◆ Request
Reproduce the listing below without changes, except that pictures are left out.

***

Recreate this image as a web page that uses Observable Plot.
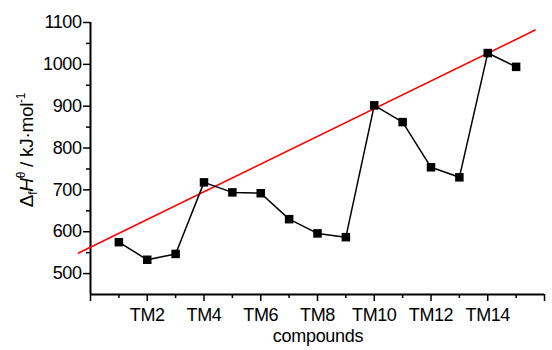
<!DOCTYPE html>
<html>
<head>
<meta charset="utf-8">
<script src="https://cdn.jsdelivr.net/npm/d3@7"></script>
<script src="https://cdn.jsdelivr.net/npm/@observablehq/plot@0.6"></script>
<style>
  html, body { margin: 0; padding: 0; background: #fff; }
  svg { font-family: "Liberation Sans", Arial, sans-serif; }
</style>
</head>
<body>
<div id="chart"></div>
<script>
// Data
const compounds = [1, 2, 3, 4, 5, 6, 7, 8, 9, 10, 11, 12, 13, 14, 15];
const enthalpy = [575, 533, 547, 718, 694, 692, 630, 596, 587, 902, 862, 754, 730, 1027, 994];
// linear fit line endpoints
const fitX = [-0.42, 15.67];
const fitY = [549, 1082];
// axis ticks
const yMajor = [500, 600, 700, 800, 900, 1000, 1100];
const yMinor = [550, 650, 750, 850, 950, 1050];
const xMajor = [0, 2, 4, 6, 8, 10, 12, 14, 16];
const xMinor = [1, 3, 5, 7, 9, 11, 13, 15];
const xLabeled = [2, 4, 6, 8, 10, 12, 14];

const points = compounds.map((c, i) => ({x: c, y: enthalpy[i]}));
const fit = fitX.map((x, i) => ({x, y: fitY[i]}));

const svg = Plot.plot({
  width: 552,
  height: 350,
  marginLeft: 90,
  marginRight: 8,
  marginTop: 22,
  marginBottom: 56,
  style: {fontFamily: '"Liberation Sans", Arial, sans-serif', background: "white", color: "black"},
  x: {domain: [0, 16]},
  y: {domain: [450, 1100]},
  marks: [
    Plot.axisY(yMajor, {tickSize: 7, tickPadding: 2, fontSize: 18, label: null, strokeWidth: 1.5,
      tickFormat: d => String(d)}),
    Plot.axisY(yMinor, {tickSize: 4, text: null, label: null, strokeWidth: 1.5}),
    Plot.axisX(xMajor, {tickSize: 7, tickPadding: 7, fontSize: 18, label: null, strokeWidth: 1.5,
      tickFormat: d => xLabeled.includes(d) ? "TM" + d : ""}),
    Plot.axisX(xMinor, {tickSize: 4, text: null, label: null, strokeWidth: 1.5}),
    Plot.ruleX([0], {strokeWidth: 2}),
    Plot.ruleY([450], {strokeWidth: 2}),
    Plot.line(fit, {x: "x", y: "y", stroke: "#ff0000", strokeWidth: 1.6}),
    Plot.line(points, {x: "x", y: "y", stroke: "black", strokeWidth: 1.5}),
    Plot.dot(points, {x: "x", y: "y", symbol: "square", r: 4.8, fill: "black", stroke: "none"})
  ]
});

const s = d3.select(svg);
s.selectAll("g[aria-label='y-axis tick label'] text, g[aria-label='x-axis tick label'] text")
  .attr("letter-spacing", -0.4);

// x axis title
s.append("text")
  .attr("x", 318).attr("y", 342)
  .attr("text-anchor", "middle")
  .attr("font-size", 18)
  .attr("letter-spacing", -0.3)
  .attr("fill", "black")
  .text("compounds");

// y axis title
const yl = s.append("text")
  .attr("transform", "translate(33,150) rotate(-90)")
  .attr("text-anchor", "middle")
  .attr("font-size", 19)
  .attr("letter-spacing", -0.3)
  .attr("fill", "black");
yl.append("tspan").text("Δ");
yl.append("tspan").attr("font-size", 12).attr("dy", 4).text("f");
yl.append("tspan").attr("font-style", "italic").attr("dy", -4).text("H");
yl.append("tspan").attr("font-size", 12).attr("dy", -8).text("θ");
yl.append("tspan").attr("dy", 8).text(" / kJ·mol");
yl.append("tspan").attr("font-size", 12).attr("dy", -8).text("-1");

document.getElementById("chart").appendChild(svg);
</script>
</body>
</html>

***

◆ Final result
Recreate this image as a web page that uses Observable Plot.
<!DOCTYPE html>
<html>
<head>
<meta charset="utf-8">
<script src="https://cdn.jsdelivr.net/npm/d3@7"></script>
<script src="https://cdn.jsdelivr.net/npm/@observablehq/plot@0.6"></script>
<style>
  html, body { margin: 0; padding: 0; background: #fff; }
  svg { font-family: "Liberation Sans", Arial, sans-serif; }
</style>
</head>
<body>
<div id="chart"></div>
<script>
// Data
const compounds = [1, 2, 3, 4, 5, 6, 7, 8, 9, 10, 11, 12, 13, 14, 15];
const enthalpy = [575, 533, 547, 718, 694, 692, 630, 596, 587, 902, 862, 754, 730, 1027, 994];
// linear fit line endpoints
const fitX = [-0.42, 15.67];
const fitY = [549, 1082];
// axis ticks
const yMajor = [500, 600, 700, 800, 900, 1000, 1100];
const yMinor = [550, 650, 750, 850, 950, 1050];
const xMajor = [0, 2, 4, 6, 8, 10, 12, 14, 16];
const xMinor = [1, 3, 5, 7, 9, 11, 13, 15];
const xLabeled = [2, 4, 6, 8, 10, 12, 14];

const points = compounds.map((c, i) => ({x: c, y: enthalpy[i]}));
const fit = fitX.map((x, i) => ({x, y: fitY[i]}));

const svg = Plot.plot({
  width: 552,
  height: 350,
  marginLeft: 90,
  marginRight: 8,
  marginTop: 22,
  marginBottom: 56,
  style: {fontFamily: '"Liberation Sans", Arial, sans-serif', background: "white", color: "black"},
  x: {domain: [0, 16]},
  y: {domain: [450, 1100]},
  marks: [
    Plot.axisY(yMajor, {tickSize: 7, tickPadding: 2, fontSize: 18, label: null, strokeWidth: 1.5,
      tickFormat: d => String(d)}),
    Plot.axisY(yMinor, {tickSize: 4, text: null, label: null, strokeWidth: 1.5}),
    Plot.axisX(xMajor, {tickSize: 7, tickPadding: 7, fontSize: 18, label: null, strokeWidth: 1.5,
      tickFormat: d => xLabeled.includes(d) ? "TM" + d : ""}),
    Plot.axisX(xMinor, {tickSize: 4, text: null, label: null, strokeWidth: 1.5}),
    Plot.ruleX([0], {strokeWidth: 2}),
    Plot.ruleY([450], {strokeWidth: 2}),
    Plot.line(fit, {x: "x", y: "y", stroke: "#ff0000", strokeWidth: 1.6}),
    Plot.line(points, {x: "x", y: "y", stroke: "black", strokeWidth: 1.5}),
    Plot.dot(points, {x: "x", y: "y", symbol: "square", r: 4.8, fill: "black", stroke: "none"})
  ]
});

const s = d3.select(svg);
s.selectAll("g[aria-label='y-axis tick label'] text, g[aria-label='x-axis tick label'] text")
  .attr("letter-spacing", -0.4);

// x axis title
s.append("text")
  .attr("x", 318).attr("y", 342)
  .attr("text-anchor", "middle")
  .attr("font-size", 18)
  .attr("letter-spacing", -0.3)
  .attr("fill", "black")
  .text("compounds");

// y axis title
const yl = s.append("text")
  .attr("transform", "translate(33,150) rotate(-90)")
  .attr("text-anchor", "middle")
  .attr("font-size", 19)
  .attr("letter-spacing", -0.3)
  .attr("fill", "black");
yl.append("tspan").text("Δ");
yl.append("tspan").attr("font-size", 12).attr("dy", 4).text("f");
yl.append("tspan").attr("font-style", "italic").attr("dy", -4).text("H");
yl.append("tspan").attr("font-size", 12).attr("dy", -8).text("θ");
yl.append("tspan").attr("dy", 8).text(" / kJ·mol");
yl.append("tspan").attr("font-size", 12).attr("dy", -8).text("-1");

document.getElementById("chart").appendChild(svg);
</script>
</body>
</html>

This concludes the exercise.